From a practical perspective, how much can a programmer control latency hiding? Are there ways to explicitly signal to the OS when to context switch? If so, are they commonly used? I would imagine that with VMs, context switching becomes more complicated.

crs

@eatnow I don't see any particular reason that makes context switch more complicated. We use context switch to hide latency, so we can take use of CPU times while waiting for some other resources. Same principle applies to server computers. I don't think virtual memory as a technique to separate implementation from abstraction will be affected too much either. The whole memory system may get more complicated as we are trying to handle requests from a more diverse pool.

spilledmilk

@eatnow: To answer your first question, I don't believe that there are any methods to control context-switching from high-level code, but I also do not believe that they would be necessary. As I understand it, an OS will context-switch when no further progress can be made on a stalling thread, which should be the most optimal time to context-switch in any case.

ycp

@eatnow, also consider what the use of asking for a context switch would be if you have no idea where the other process is in its instruction stream. Sure, you could have a barrier or a lock to make sure that it is in a certain place, but then to the same extent, why would you need the context switch in the first place?

idl

I think concurrency here is one of the most important things to keep in mind. A server would be pretty terrible if it had all worker processes serving (a) particularly large request(s), and not have any free to serve small incoming ones. I think this is one of the main differences between designing a web server and designing a 'local' system to parallelize computation: when we were writing the CUDA renderer, we of course never had to think about "okay what we we were handed another smaller circle while we're computing this big one?"

rokhinip

@idl, I do think the reason for this is that we cannot control our input stream and it is not so much an issue of concurrency.
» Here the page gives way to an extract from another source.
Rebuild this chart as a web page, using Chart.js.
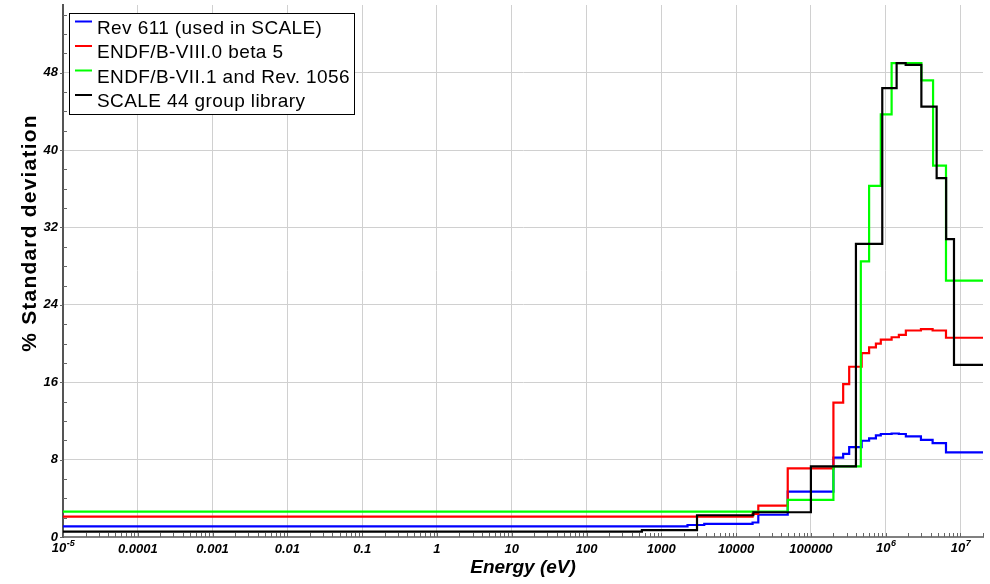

In the circle renderer, we had the entire data set we needed to parallelize over in front of us. However, in a website, we receive requests as they come in which means that we need to design our website in a generic manner.

nrchu

It's definitely true that we don't have the entire dataset in front of us, but I think that just makes the parallelization problem more interesting. Based on the kind of site you have and the content you serve, you can make predictions on what the user would request next based on analysis of past traffic. For example, maybe in facebook when people click on a picture, they have a 80% chance of viewing the next x photos in the album, to the point where it would be more efficient to prefetch them. This probably isn't true and is a really simple example but I hope the concept is clear.